The line containing "const yExtraGrid = [1.2];" marks the end: extract everything from the first line of the data through that line, exactly, with no pictures.

........

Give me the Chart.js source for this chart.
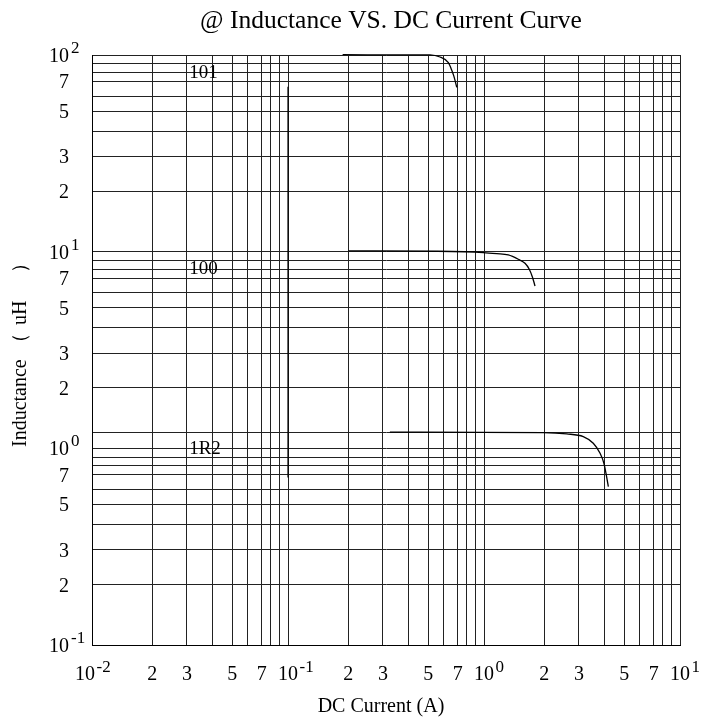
<!DOCTYPE html>
<html><head><meta charset="utf-8">
<script src="https://cdn.jsdelivr.net/npm/chart.js@4.4.0/dist/chart.umd.min.js"></script>
<style>html,body{margin:0;padding:0;background:#fff}#wrap{width:705px;height:719px;position:relative}</style>
</head><body><div id="wrap"><canvas id="c" width="705" height="719"></canvas></div>
<script>
// ---- text ----
const titleText = '@ Inductance VS. DC Current Curve';
const xTitleText = 'DC Current (A)';
const yTitleParts = ['Inductance', '（', 'uH', '）'];   // "Inductance（uH）"

// ---- axes (log-log) ----
const xDecades = [0.01, 0.1, 1, 10];
const yDecades = [0.1, 1, 10, 100];
// positions of the 1..9 grid lines inside one decade
const gridMantissa = [1, 2.03, 3.05, 4.1, 5.19, 6.18, 7.34, 8.16, 9.0];
const labelMantissaIdx = [0, 1, 2, 4, 6];          // lines that carry a label: 1(=10^n),2,3,5,7
const labelDigits = ['', '2', '3', '5', '7'];
const xExponents = ['-2', '-1', '0', '1'];
const yExponents = ['-1', '0', '1', '2'];
const yExtraGrid = [1.2];

// ---- series ----
const seriesNames = ['101', '100', '1R2'];
const s101X = [0.19, 0.53, 0.591, 0.658, 0.684, 0.703, 0.726];
const s101Y = [100.4, 100.2, 98.0, 91.4, 83.9, 77.6, 68.5];
const s100X = [0.203, 0.574, 0.992, 1.161, 1.330, 1.496, 1.619, 1.702, 1.764, 1.821];
const s100Y = [10.1, 10.05, 9.9, 9.77, 9.62, 9.15, 8.73, 8.14, 7.46, 6.69];
const s1R2X = [0.331, 2.007, 2.642, 3.21, 3.61, 3.91, 4.09, 4.19, 4.31];
const s1R2Y = [1.21, 1.202, 1.184, 1.147, 1.061, 0.944, 0.840, 0.747, 0.639];
// curve name labels (x of left edge, y of centre)
const curveLabelX = 0.0313;
const curveLabelY = [82.3, 8.23, 1.0];
// heavy vertical segment on the 10^-1 line
const markX = [0.1, 0.1];
const markY = [69, 0.71];

function buildGrid(decades, extra) {
  const out = [];
  for (let d = 0; d < decades.length - 1; d++)
    for (const m of gridMantissa) out.push(decades[d] * m);
  out.push(decades[decades.length - 1]);
  return out.concat(extra || []).sort((a, b) => a - b);
}
const xGrid = buildGrid(xDecades);
const yGrid = buildGrid(yDecades, yExtraGrid);

function buildLabels(decades, exps) {
  const out = [];
  for (let d = 0; d < decades.length; d++) {
    if (d === decades.length - 1) { out.push({v: decades[d], base: '10', exp: exps[d]}); break; }
    labelMantissaIdx.forEach((mi, k) => {
      if (k === 0) out.push({v: decades[d], base: '10', exp: exps[d]});
      else out.push({v: decades[d] * gridMantissa[mi], base: labelDigits[k], exp: ''});
    });
  }
  return out;
}
const xLabels = buildLabels(xDecades, xExponents);
const yLabels = buildLabels(yDecades, yExponents);

const pts = (xs, ys) => xs.map((x, i) => ({x, y: ys[i]}));
const SERIF = '"Liberation Serif", "Times New Roman", serif';

const textPlugin = {
  id: 'textPlugin',
  afterDraw(chart) {
    const ctx = chart.ctx, xs = chart.scales.x, ys = chart.scales.y;
    ctx.save();
    ctx.fillStyle = '#000';
    // title
    ctx.font = '25.5px ' + SERIF;
    ctx.textAlign = 'center'; ctx.textBaseline = 'alphabetic';
    ctx.fillText(titleText, 391, 28);
    // x title
    ctx.font = '20px ' + SERIF;
    ctx.fillText(xTitleText, 381, 712);
    // y title (drawn bottom-to-top)
    ctx.save();
    ctx.translate(26, 447); ctx.rotate(-Math.PI / 2);
    ctx.textBaseline = 'alphabetic'; ctx.textAlign = 'left';
    ctx.font = '20px ' + SERIF;
    ctx.fillText(yTitleParts[0], 0, 0);
    ctx.textAlign = 'center';
    ctx.fillText(yTitleParts[1], 104, 0);
    ctx.textAlign = 'left';
    ctx.fillText(yTitleParts[2], 122, 0);
    ctx.textAlign = 'center';
    ctx.fillText(yTitleParts[3], 184, 0);
    ctx.restore();
    // x tick labels
    const baseFont = '20px ' + SERIF, expFont = '17px ' + SERIF;
    xLabels.forEach((l, i) => {
      const px = xs.getPixelForValue(l.v);
      ctx.font = baseFont;
      const bw = ctx.measureText(l.base).width;
      ctx.textAlign = 'left';
      let left = px - bw / 2;
      if (i === 0) left = px - 17;
      ctx.fillText(l.base, left, 680);
      if (l.exp) { ctx.font = expFont; ctx.fillText(l.exp, left + bw + 1.5, 672); }
    });
    // y tick labels
    yLabels.forEach(l => {
      const py = ys.getPixelForValue(l.v);
      ctx.font = baseFont; ctx.textAlign = 'right';
      ctx.fillText(l.base, 69, py + 7);
      if (l.exp) { ctx.font = expFont; ctx.textAlign = 'left'; ctx.fillText(l.exp, 71, py - 2); }
    });
    // curve names
    ctx.font = '19px ' + SERIF; ctx.textAlign = 'left'; ctx.textBaseline = 'middle';
    seriesNames.forEach((n, i) => {
      ctx.fillText(n, xs.getPixelForValue(curveLabelX), ys.getPixelForValue(curveLabelY[i]) + 1);
    });
    ctx.restore();
  }
};

const lineStyle = {borderColor: '#000', borderWidth: 1.3, pointRadius: 0, showLine: true, fill: false, cubicInterpolationMode: 'monotone', clip: false};

new Chart(document.getElementById('c'), {
  type: 'scatter',
  data: {
    datasets: [
      Object.assign({label: seriesNames[0], data: pts(s101X, s101Y)}, lineStyle),
      Object.assign({label: seriesNames[1], data: pts(s100X, s100Y)}, lineStyle),
      Object.assign({label: seriesNames[2], data: pts(s1R2X, s1R2Y)}, lineStyle),
      Object.assign({label: 'mark', data: pts(markX, markY)}, lineStyle, {borderWidth: 1.2})
    ]
  },
  options: {
    responsive: false,
    animation: false,
    devicePixelRatio: 1,
    layout: {padding: {top: 55, right: 25, left: 0, bottom: 0}},
    plugins: {legend: {display: false}, tooltip: {enabled: false}, title: {display: false}},
    scales: {
      x: {
        type: 'logarithmic', min: 0.01, max: 10,
        ticks: {display: false, autoSkip: false},
        grid: {color: '#222', lineWidth: 1, drawTicks: false},
        border: {display: true, color: '#000', width: 1},
        afterBuildTicks: s => { s.ticks = xGrid.map(v => ({value: v})); },
        afterFit: s => { s.height = 74; }
      },
      y: {
        type: 'logarithmic', min: 0.1, max: 100,
        ticks: {display: false, autoSkip: false},
        grid: {color: '#222', lineWidth: 1, drawTicks: false},
        border: {display: true, color: '#000', width: 1},
        afterBuildTicks: s => { s.ticks = yGrid.map(v => ({value: v})); },
        afterFit: s => { s.width = 92; }
      }
    }
  },
  plugins: [textPlugin]
});
</script></body></html>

........

Answer in full:
Give me the Chart.js source for this chart.
<!DOCTYPE html>
<html><head><meta charset="utf-8">
<script src="https://cdn.jsdelivr.net/npm/chart.js@4.4.0/dist/chart.umd.min.js"></script>
<style>html,body{margin:0;padding:0;background:#fff}#wrap{width:705px;height:719px;position:relative}</style>
</head><body><div id="wrap"><canvas id="c" width="705" height="719"></canvas></div>
<script>
// ---- text ----
const titleText = '@ Inductance VS. DC Current Curve';
const xTitleText = 'DC Current (A)';
const yTitleParts = ['Inductance', '（', 'uH', '）'];   // "Inductance（uH）"

// ---- axes (log-log) ----
const xDecades = [0.01, 0.1, 1, 10];
const yDecades = [0.1, 1, 10, 100];
// positions of the 1..9 grid lines inside one decade
const gridMantissa = [1, 2.03, 3.05, 4.1, 5.19, 6.18, 7.34, 8.16, 9.0];
const labelMantissaIdx = [0, 1, 2, 4, 6];          // lines that carry a label: 1(=10^n),2,3,5,7
const labelDigits = ['', '2', '3', '5', '7'];
const xExponents = ['-2', '-1', '0', '1'];
const yExponents = ['-1', '0', '1', '2'];
const yExtraGrid = [1.2];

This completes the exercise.